Begin with the line that contains "Clone this diagram in TikZ." and end with the line that contains "(12,10) -- (575,10);": copy that span of lines exactly, and nothing outside it.

● ● ● ● ●

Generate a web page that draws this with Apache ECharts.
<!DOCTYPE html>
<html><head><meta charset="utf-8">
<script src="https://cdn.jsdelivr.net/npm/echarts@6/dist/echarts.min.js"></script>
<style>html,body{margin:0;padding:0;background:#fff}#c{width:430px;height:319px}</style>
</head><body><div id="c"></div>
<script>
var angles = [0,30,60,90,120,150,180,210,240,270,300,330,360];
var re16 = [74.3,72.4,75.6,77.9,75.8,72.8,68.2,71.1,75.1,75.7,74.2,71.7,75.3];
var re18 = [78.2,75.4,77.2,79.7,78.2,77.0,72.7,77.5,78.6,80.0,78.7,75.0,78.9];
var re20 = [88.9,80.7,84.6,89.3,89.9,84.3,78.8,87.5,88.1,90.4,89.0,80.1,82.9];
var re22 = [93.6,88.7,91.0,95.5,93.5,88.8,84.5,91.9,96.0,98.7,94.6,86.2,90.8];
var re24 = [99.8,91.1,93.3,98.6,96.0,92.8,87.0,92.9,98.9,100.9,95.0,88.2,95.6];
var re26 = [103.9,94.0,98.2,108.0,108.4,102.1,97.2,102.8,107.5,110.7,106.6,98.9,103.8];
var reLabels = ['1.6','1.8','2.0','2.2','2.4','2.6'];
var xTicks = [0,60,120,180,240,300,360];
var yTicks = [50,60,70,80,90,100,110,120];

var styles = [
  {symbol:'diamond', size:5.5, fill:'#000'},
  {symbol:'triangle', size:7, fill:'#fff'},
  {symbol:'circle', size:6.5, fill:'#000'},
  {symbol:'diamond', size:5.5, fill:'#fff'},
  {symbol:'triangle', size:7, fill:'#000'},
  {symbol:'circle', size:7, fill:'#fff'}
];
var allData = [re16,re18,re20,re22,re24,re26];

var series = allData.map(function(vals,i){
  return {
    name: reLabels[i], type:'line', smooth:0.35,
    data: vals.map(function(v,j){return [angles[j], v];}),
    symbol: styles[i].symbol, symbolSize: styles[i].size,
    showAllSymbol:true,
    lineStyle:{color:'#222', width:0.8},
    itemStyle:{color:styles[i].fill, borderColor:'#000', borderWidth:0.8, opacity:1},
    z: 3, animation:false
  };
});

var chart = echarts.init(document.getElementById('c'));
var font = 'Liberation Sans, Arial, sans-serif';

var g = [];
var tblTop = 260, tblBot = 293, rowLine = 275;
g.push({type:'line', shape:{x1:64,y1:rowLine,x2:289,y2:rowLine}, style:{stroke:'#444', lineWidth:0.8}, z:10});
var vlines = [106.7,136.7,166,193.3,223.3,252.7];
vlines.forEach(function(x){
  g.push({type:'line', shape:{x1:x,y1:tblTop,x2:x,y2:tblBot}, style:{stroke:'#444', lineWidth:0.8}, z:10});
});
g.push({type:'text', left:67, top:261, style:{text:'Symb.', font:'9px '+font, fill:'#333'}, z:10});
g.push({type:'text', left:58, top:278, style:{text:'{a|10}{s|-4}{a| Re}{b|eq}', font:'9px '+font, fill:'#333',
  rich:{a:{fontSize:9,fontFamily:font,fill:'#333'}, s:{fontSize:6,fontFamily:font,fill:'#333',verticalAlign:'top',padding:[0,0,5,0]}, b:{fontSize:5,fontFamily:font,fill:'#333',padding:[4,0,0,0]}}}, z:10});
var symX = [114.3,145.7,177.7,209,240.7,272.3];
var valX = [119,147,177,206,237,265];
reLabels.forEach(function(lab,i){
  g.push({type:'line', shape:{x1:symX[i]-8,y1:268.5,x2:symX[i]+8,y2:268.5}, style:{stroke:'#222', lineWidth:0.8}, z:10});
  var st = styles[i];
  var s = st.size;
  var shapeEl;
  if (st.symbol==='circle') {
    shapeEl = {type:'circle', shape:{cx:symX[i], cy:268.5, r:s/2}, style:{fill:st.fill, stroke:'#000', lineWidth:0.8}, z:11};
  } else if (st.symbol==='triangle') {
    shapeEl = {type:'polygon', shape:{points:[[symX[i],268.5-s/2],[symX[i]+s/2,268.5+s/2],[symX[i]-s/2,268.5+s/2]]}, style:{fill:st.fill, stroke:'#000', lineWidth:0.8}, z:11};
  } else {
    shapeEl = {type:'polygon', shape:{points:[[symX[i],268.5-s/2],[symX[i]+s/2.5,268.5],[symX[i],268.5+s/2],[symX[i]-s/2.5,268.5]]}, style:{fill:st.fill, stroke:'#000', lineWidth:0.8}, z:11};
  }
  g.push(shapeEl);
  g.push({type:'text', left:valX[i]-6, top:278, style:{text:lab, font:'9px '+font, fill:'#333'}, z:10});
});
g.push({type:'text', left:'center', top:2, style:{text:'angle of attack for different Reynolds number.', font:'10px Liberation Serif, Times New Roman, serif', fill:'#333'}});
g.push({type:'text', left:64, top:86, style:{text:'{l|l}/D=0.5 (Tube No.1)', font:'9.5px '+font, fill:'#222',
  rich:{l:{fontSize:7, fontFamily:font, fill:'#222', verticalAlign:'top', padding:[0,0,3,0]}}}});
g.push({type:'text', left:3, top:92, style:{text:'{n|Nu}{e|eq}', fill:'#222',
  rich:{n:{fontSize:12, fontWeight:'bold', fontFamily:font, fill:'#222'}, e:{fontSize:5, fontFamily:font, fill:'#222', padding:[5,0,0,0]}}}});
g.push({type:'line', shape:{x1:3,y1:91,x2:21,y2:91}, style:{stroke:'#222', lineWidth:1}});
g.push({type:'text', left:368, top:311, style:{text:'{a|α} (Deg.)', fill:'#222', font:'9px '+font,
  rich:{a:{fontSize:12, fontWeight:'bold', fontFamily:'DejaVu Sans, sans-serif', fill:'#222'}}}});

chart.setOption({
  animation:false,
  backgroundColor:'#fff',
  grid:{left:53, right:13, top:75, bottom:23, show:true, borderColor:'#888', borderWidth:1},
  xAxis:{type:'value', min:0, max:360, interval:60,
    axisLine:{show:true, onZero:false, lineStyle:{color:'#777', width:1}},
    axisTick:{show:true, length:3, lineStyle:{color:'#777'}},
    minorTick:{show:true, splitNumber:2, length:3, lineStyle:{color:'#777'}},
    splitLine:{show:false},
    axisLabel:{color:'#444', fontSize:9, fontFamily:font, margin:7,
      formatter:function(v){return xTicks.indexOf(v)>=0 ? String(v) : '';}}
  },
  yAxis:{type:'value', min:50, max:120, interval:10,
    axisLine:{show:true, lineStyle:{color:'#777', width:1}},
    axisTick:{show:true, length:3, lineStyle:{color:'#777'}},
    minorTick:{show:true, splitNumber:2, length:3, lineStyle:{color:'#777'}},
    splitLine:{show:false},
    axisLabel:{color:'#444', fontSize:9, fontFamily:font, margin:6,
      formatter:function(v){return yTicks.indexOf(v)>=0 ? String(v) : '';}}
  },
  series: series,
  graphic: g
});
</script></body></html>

● ● ● ● ●

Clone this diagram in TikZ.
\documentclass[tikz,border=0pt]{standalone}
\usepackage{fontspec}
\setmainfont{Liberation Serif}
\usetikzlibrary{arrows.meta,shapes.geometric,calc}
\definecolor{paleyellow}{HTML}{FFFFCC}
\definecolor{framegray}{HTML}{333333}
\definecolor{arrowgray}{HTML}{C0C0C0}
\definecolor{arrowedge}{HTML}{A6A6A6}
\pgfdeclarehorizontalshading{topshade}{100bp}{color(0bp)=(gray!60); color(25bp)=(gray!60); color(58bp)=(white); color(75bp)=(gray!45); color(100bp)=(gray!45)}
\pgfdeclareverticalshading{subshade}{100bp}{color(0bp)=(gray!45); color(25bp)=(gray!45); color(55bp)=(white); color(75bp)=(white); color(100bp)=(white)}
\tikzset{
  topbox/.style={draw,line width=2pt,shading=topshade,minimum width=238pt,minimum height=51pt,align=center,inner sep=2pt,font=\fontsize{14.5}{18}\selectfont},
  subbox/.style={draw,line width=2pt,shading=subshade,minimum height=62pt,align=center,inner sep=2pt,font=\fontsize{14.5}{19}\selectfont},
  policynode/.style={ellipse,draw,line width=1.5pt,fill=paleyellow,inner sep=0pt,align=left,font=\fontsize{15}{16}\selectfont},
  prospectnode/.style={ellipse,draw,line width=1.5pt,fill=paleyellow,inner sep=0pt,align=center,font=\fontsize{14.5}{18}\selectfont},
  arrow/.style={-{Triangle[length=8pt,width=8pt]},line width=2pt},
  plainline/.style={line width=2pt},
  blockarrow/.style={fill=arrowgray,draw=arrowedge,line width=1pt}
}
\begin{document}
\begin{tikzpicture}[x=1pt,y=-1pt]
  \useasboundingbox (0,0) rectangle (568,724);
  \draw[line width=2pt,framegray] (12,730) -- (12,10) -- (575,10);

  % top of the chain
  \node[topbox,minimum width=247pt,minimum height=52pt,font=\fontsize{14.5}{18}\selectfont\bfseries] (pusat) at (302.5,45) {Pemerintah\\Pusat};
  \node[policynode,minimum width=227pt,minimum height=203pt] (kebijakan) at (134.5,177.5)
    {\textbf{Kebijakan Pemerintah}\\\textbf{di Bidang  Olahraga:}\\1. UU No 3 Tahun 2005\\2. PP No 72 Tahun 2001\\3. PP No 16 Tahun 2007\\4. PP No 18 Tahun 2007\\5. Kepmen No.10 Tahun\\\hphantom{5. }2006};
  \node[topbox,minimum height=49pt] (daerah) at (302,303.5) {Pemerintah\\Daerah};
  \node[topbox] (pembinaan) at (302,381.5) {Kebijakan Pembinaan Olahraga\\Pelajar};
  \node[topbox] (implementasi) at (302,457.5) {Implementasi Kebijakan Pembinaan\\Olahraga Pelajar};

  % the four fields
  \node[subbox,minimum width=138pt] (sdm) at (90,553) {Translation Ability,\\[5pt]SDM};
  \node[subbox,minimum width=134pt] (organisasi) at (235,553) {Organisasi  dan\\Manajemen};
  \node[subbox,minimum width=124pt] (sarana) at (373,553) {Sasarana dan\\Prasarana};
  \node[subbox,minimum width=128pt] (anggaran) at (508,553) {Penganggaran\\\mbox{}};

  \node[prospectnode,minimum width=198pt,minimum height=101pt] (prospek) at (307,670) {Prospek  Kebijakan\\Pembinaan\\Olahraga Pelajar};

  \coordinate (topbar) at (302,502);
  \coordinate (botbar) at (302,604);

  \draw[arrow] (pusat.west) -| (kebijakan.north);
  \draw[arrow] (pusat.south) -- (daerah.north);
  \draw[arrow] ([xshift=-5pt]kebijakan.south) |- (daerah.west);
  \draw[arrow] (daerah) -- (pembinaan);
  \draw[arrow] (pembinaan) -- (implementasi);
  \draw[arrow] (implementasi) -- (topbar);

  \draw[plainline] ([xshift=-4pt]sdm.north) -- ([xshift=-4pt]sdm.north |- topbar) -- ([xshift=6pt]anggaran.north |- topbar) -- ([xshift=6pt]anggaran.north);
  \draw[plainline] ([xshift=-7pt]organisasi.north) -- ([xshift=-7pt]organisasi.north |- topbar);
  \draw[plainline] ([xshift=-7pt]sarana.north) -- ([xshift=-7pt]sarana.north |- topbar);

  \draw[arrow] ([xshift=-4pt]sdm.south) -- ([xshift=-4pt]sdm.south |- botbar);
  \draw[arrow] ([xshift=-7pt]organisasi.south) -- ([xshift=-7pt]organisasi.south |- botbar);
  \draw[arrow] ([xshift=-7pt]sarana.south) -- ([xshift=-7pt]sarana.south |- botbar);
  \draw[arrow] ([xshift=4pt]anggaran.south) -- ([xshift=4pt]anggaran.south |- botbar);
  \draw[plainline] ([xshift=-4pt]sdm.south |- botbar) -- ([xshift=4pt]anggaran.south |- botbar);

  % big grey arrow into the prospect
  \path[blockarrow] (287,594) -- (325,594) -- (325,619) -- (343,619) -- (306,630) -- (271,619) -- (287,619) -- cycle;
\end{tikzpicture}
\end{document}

● ● ● ● ●

[Answer for the task]
Clone this diagram in TikZ.
\documentclass[tikz,border=0pt]{standalone}
\usepackage{fontspec}
\setmainfont{Liberation Serif}
\usetikzlibrary{arrows.meta,shapes.geometric,calc}
\definecolor{paleyellow}{HTML}{FFFFCC}
\definecolor{framegray}{HTML}{333333}
\definecolor{arrowgray}{HTML}{C0C0C0}
\definecolor{arrowedge}{HTML}{A6A6A6}
\pgfdeclarehorizontalshading{topshade}{100bp}{color(0bp)=(gray!60); color(25bp)=(gray!60); color(58bp)=(white); color(75bp)=(gray!45); color(100bp)=(gray!45)}
\pgfdeclareverticalshading{subshade}{100bp}{color(0bp)=(gray!45); color(25bp)=(gray!45); color(55bp)=(white); color(75bp)=(white); color(100bp)=(white)}
\tikzset{
  topbox/.style={draw,line width=2pt,shading=topshade,minimum width=238pt,minimum height=51pt,align=center,inner sep=2pt,font=\fontsize{14.5}{18}\selectfont},
  subbox/.style={draw,line width=2pt,shading=subshade,minimum height=62pt,align=center,inner sep=2pt,font=\fontsize{14.5}{19}\selectfont},
  policynode/.style={ellipse,draw,line width=1.5pt,fill=paleyellow,inner sep=0pt,align=left,font=\fontsize{15}{16}\selectfont},
  prospectnode/.style={ellipse,draw,line width=1.5pt,fill=paleyellow,inner sep=0pt,align=center,font=\fontsize{14.5}{18}\selectfont},
  arrow/.style={-{Triangle[length=8pt,width=8pt]},line width=2pt},
  plainline/.style={line width=2pt},
  blockarrow/.style={fill=arrowgray,draw=arrowedge,line width=1pt}
}
\begin{document}
\begin{tikzpicture}[x=1pt,y=-1pt]
  \useasboundingbox (0,0) rectangle (568,724);
  \draw[line width=2pt,framegray] (12,730) -- (12,10) -- (575,10);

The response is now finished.